Ancient Philosophers.
Thales was the first we know of who predicted eclipses. He pointed out the advantages that must arise from a due observation of the little bear or polar star; and taught that the earth was round, and the ecliptic in an oblique position.
Pytheas also, by accurate observations at Marseilles, more than 300 years before Christ, determined the obliquity of the ecliptic, by means of the solstitial shadow of the sun upon a dial. He found the height of the gnomon was to the length of the shadow as 600 to 2131⁄8; whence he concluded, that the obliquity of the ecliptic was 23° 49′. When Gassendi was at Marseilles with the celebrated Peiresc, he reiterated the experiment, and found it very just.
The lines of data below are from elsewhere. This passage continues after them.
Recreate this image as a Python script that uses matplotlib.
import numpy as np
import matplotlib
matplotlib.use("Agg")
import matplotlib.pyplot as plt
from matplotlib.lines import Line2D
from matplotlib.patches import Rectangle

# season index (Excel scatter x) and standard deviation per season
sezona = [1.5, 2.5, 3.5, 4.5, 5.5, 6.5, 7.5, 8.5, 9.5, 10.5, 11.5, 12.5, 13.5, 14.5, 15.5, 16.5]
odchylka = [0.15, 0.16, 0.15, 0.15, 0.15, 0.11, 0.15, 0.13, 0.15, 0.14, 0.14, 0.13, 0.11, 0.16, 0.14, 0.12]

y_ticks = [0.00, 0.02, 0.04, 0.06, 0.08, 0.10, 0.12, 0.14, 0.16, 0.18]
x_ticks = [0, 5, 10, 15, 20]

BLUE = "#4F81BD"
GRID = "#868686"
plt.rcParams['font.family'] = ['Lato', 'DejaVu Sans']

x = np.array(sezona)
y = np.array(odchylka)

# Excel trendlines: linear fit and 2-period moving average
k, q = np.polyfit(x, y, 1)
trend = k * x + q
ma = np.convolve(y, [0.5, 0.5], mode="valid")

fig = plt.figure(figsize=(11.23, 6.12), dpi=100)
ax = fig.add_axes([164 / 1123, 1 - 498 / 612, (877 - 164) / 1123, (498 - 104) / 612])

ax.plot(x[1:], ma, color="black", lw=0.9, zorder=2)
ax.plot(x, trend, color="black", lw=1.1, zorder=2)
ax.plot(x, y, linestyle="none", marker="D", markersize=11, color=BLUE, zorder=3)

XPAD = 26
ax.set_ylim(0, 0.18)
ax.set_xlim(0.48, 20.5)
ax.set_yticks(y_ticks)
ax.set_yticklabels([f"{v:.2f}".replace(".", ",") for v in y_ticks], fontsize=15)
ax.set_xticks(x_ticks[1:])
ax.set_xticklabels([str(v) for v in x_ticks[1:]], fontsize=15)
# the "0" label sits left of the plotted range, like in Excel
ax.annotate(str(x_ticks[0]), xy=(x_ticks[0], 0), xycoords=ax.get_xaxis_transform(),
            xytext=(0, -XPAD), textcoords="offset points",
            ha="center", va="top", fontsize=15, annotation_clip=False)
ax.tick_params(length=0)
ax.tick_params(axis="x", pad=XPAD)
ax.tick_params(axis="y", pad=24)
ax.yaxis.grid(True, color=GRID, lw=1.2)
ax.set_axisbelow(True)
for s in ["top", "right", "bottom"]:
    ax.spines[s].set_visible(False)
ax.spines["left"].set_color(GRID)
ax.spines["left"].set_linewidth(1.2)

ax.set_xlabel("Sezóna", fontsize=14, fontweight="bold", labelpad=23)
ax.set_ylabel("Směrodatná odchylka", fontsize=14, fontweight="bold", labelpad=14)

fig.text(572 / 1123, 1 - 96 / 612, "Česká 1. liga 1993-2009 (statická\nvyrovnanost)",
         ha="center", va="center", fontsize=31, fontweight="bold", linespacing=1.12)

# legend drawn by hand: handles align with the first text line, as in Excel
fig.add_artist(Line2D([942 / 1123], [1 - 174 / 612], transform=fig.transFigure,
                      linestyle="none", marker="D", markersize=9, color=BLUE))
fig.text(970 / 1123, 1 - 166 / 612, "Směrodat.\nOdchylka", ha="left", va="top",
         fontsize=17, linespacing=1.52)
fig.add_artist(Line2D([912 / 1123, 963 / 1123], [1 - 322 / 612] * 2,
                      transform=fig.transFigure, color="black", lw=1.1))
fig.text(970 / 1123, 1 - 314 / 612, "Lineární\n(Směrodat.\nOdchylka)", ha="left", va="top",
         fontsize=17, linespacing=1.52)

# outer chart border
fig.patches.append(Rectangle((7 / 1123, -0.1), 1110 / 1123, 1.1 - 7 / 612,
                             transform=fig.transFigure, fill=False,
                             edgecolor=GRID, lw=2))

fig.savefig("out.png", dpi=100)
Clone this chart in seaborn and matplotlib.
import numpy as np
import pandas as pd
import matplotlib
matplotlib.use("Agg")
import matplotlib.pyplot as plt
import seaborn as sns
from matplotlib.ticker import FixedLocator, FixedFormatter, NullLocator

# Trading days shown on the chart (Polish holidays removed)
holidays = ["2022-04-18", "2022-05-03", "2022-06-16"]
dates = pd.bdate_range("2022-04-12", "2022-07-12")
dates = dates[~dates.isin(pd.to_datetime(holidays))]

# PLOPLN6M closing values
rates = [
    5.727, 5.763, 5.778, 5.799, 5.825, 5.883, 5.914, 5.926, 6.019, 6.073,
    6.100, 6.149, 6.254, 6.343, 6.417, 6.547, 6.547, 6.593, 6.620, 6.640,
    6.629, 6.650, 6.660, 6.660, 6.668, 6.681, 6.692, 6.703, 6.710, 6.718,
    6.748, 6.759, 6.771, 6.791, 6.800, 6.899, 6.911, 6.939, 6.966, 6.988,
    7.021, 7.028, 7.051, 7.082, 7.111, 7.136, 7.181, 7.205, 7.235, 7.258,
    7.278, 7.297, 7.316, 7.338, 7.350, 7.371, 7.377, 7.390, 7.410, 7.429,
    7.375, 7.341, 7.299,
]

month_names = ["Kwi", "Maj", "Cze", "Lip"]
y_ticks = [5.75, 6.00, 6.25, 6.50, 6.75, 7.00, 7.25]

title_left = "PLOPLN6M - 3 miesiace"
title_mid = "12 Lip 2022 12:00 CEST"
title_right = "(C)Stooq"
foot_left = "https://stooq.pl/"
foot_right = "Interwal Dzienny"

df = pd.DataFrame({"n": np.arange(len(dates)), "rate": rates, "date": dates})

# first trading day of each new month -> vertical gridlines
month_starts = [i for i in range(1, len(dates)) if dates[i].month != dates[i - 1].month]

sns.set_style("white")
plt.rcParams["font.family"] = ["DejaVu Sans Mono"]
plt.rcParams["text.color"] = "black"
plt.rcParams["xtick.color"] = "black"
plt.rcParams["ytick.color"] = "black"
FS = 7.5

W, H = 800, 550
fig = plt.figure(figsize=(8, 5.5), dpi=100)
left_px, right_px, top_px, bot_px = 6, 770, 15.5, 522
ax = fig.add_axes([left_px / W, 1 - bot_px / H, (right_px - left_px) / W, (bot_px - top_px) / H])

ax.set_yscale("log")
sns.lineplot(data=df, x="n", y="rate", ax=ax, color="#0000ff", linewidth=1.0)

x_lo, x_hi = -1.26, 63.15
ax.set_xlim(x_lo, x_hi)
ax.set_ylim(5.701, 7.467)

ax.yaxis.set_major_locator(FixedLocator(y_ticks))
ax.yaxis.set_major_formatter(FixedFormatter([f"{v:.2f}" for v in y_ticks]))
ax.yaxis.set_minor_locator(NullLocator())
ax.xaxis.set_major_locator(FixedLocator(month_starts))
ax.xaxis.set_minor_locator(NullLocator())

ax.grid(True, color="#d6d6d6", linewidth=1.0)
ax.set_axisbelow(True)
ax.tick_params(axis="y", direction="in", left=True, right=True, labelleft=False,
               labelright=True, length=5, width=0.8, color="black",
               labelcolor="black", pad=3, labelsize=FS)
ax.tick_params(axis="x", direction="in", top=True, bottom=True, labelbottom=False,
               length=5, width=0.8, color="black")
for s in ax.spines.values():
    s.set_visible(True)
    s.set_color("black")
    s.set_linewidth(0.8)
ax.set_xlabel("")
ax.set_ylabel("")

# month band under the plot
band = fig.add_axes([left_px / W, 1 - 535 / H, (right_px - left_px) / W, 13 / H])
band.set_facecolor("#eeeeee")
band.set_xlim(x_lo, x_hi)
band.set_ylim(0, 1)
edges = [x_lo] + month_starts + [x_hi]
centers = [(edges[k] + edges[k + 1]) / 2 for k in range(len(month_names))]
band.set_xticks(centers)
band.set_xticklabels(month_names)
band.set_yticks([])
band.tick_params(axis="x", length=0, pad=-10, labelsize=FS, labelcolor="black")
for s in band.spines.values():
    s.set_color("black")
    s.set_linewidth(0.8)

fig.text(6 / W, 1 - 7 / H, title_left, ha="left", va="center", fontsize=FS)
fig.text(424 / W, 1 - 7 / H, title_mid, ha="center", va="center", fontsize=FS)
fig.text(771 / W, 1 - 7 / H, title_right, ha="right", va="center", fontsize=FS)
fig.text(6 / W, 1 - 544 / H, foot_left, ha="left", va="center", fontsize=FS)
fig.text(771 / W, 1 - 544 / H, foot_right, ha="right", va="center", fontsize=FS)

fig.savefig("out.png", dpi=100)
Thales went to the Egyptians to be instructed in geometry, and himself instructed them in that science. He showed them how to measure the pyramids by the length of their shades, and to determine the measure of inaccessible heights and distances, by the proportion of the sides of a triangle. He demonstrated the various properties of the circle; he discovered, respecting the isosceles triangle, that the angles at its base were equal; and he was the first who found, that in right lines cutting one another, the opposite angles are equal.
Anaximander, the successor of Thales, was the inventor of the armillary sphere, and of sun-horologes, or dials; he was likewise the first who drew a geographical map.
Pythagoras was the first who gave sure and fundamental precepts in music. Struck by the difference of sounds which issued from the hammers of a forge, but came into unison at the fourth, and fifth, and eighth percussions, he conjectured that this must proceed from the difference of weight in the hammers; he weighed them, and found he had conjectured right. Upon this he wound up some musical strings, in number equal to the hammers, and of a length proportioned to their weight; and found, that at the same intervals, they corresponded with the hammers in sound. Upon this principle he devised the monochord; an instrument of one string, capable of determining the various relations of sound. He also made many fine discoveries in geometry.
Plato by his studies in mathematics was enabled to devise the analytic method, or that geometric analysis, which enables us to find the truth we are in quest of, out of the proposition itself which we want to resolve. He it was who at length solved the famous problem, respecting the duplication of the cube. To him also is ascribed the solution of the problem concerning the trisection of an angle; and the discovery of conic sections.
Hipparchus discovered the elements of plane and spherical trigonometry.
Diophantes, who lived 360 years before Jesus Christ, was the inventor of algebra. It was from this science that the ancients drew those long and difficult demonstrations which we meet with in their works. They are presumed to have aimed at concealing a method which furnished them with so many beautiful and difficult demonstrations; and to have preferred the proving of their propositions by reasonings ad absurdum, rather than hazard the disclosure of the means by which they arrived more directly at the result of what they demonstrated. We meet with strong traces of algebra in the 13th book of Euclid. From the time of Diophantes, algebra made but small progress, till that of Vietus, who restored and perfected it, and was the first who marked the known quantities by the letters of the alphabet. Descartes afterwards applied it to geometry.
Aristarchus was the first who suggested a method of measuring the distance of the sun from the earth, by means of the half section of the moon’s disk, or that phasis of it wherein it appears to us when it is in its quadratures.